PROVIDED MATERIAL –
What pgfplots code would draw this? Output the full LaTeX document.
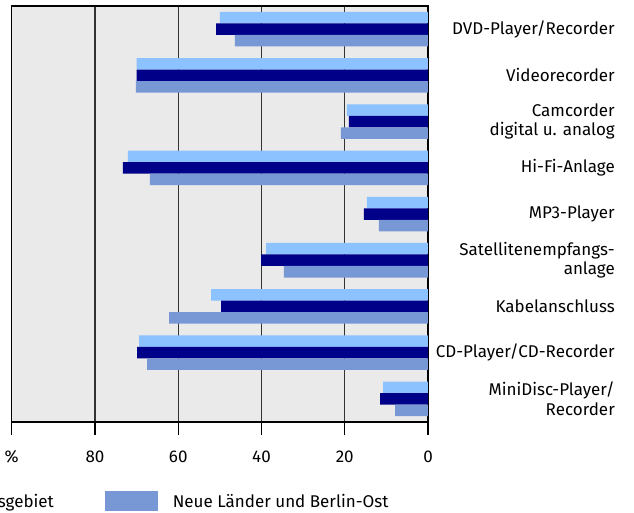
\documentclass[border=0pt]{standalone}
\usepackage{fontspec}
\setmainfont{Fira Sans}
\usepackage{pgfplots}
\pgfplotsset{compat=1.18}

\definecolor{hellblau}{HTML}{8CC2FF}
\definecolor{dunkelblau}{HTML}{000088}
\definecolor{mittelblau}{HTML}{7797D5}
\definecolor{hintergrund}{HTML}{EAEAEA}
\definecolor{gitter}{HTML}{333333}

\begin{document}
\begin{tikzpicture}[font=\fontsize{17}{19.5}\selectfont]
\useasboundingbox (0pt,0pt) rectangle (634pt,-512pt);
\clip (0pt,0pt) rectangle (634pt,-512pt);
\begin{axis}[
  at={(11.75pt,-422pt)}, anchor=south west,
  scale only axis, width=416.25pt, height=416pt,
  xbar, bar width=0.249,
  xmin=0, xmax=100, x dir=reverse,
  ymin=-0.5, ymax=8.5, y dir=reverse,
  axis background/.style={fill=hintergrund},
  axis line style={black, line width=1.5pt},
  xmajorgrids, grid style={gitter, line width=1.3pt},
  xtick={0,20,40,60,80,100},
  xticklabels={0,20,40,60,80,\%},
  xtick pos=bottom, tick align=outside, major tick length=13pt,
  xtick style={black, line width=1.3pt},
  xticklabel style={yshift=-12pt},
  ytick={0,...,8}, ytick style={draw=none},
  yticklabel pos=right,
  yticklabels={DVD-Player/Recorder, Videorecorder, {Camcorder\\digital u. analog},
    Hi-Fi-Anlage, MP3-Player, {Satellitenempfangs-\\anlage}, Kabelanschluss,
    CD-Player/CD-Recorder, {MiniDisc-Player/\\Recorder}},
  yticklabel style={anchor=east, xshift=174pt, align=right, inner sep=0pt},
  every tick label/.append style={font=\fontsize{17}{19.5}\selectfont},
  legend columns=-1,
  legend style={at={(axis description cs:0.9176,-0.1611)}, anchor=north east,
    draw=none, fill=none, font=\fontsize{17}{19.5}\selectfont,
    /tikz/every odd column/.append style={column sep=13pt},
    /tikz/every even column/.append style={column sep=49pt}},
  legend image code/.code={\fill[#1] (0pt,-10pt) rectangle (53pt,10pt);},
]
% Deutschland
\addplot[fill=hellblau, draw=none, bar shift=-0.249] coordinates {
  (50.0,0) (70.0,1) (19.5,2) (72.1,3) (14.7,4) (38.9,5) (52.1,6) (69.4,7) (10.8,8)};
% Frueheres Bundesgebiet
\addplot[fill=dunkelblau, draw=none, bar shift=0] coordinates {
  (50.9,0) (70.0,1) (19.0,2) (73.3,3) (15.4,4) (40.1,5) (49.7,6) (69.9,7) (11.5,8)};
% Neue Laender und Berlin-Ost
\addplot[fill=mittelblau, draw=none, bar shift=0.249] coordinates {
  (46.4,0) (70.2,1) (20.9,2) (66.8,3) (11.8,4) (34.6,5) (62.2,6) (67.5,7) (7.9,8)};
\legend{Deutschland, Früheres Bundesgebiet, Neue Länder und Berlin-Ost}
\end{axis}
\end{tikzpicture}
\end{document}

EXERCISE GOAL –
Take the listing and print it again exactly, but without any pictures.

ANSWER BELOW –
What pgfplots code would draw this? Output the full LaTeX document.
\documentclass[border=0pt]{standalone}
\usepackage{fontspec}
\setmainfont{Fira Sans}
\usepackage{pgfplots}
\pgfplotsset{compat=1.18}

\definecolor{hellblau}{HTML}{8CC2FF}
\definecolor{dunkelblau}{HTML}{000088}
\definecolor{mittelblau}{HTML}{7797D5}
\definecolor{hintergrund}{HTML}{EAEAEA}
\definecolor{gitter}{HTML}{333333}

\begin{document}
\begin{tikzpicture}[font=\fontsize{17}{19.5}\selectfont]
\useasboundingbox (0pt,0pt) rectangle (634pt,-512pt);
\clip (0pt,0pt) rectangle (634pt,-512pt);
\begin{axis}[
  at={(11.75pt,-422pt)}, anchor=south west,
  scale only axis, width=416.25pt, height=416pt,
  xbar, bar width=0.249,
  xmin=0, xmax=100, x dir=reverse,
  ymin=-0.5, ymax=8.5, y dir=reverse,
  axis background/.style={fill=hintergrund},
  axis line style={black, line width=1.5pt},
  xmajorgrids, grid style={gitter, line width=1.3pt},
  xtick={0,20,40,60,80,100},
  xticklabels={0,20,40,60,80,\%},
  xtick pos=bottom, tick align=outside, major tick length=13pt,
  xtick style={black, line width=1.3pt},
  xticklabel style={yshift=-12pt},
  ytick={0,...,8}, ytick style={draw=none},
  yticklabel pos=right,
  yticklabels={DVD-Player/Recorder, Videorecorder, {Camcorder\\digital u. analog},
    Hi-Fi-Anlage, MP3-Player, {Satellitenempfangs-\\anlage}, Kabelanschluss,
    CD-Player/CD-Recorder, {MiniDisc-Player/\\Recorder}},
  yticklabel style={anchor=east, xshift=174pt, align=right, inner sep=0pt},
  every tick label/.append style={font=\fontsize{17}{19.5}\selectfont},
  legend columns=-1,
  legend style={at={(axis description cs:0.9176,-0.1611)}, anchor=north east,
    draw=none, fill=none, font=\fontsize{17}{19.5}\selectfont,
    /tikz/every odd column/.append style={column sep=13pt},
    /tikz/every even column/.append style={column sep=49pt}},
  legend image code/.code={\fill[#1] (0pt,-10pt) rectangle (53pt,10pt);},
]
% Deutschland
\addplot[fill=hellblau, draw=none, bar shift=-0.249] coordinates {
  (50.0,0) (70.0,1) (19.5,2) (72.1,3) (14.7,4) (38.9,5) (52.1,6) (69.4,7) (10.8,8)};
% Frueheres Bundesgebiet
\addplot[fill=dunkelblau, draw=none, bar shift=0] coordinates {
  (50.9,0) (70.0,1) (19.0,2) (73.3,3) (15.4,4) (40.1,5) (49.7,6) (69.9,7) (11.5,8)};
% Neue Laender und Berlin-Ost
\addplot[fill=mittelblau, draw=none, bar shift=0.249] coordinates {
  (46.4,0) (70.2,1) (20.9,2) (66.8,3) (11.8,4) (34.6,5) (62.2,6) (67.5,7) (7.9,8)};
\legend{Deutschland, Früheres Bundesgebiet, Neue Länder und Berlin-Ost}
\end{axis}
\end{tikzpicture}
\end{document}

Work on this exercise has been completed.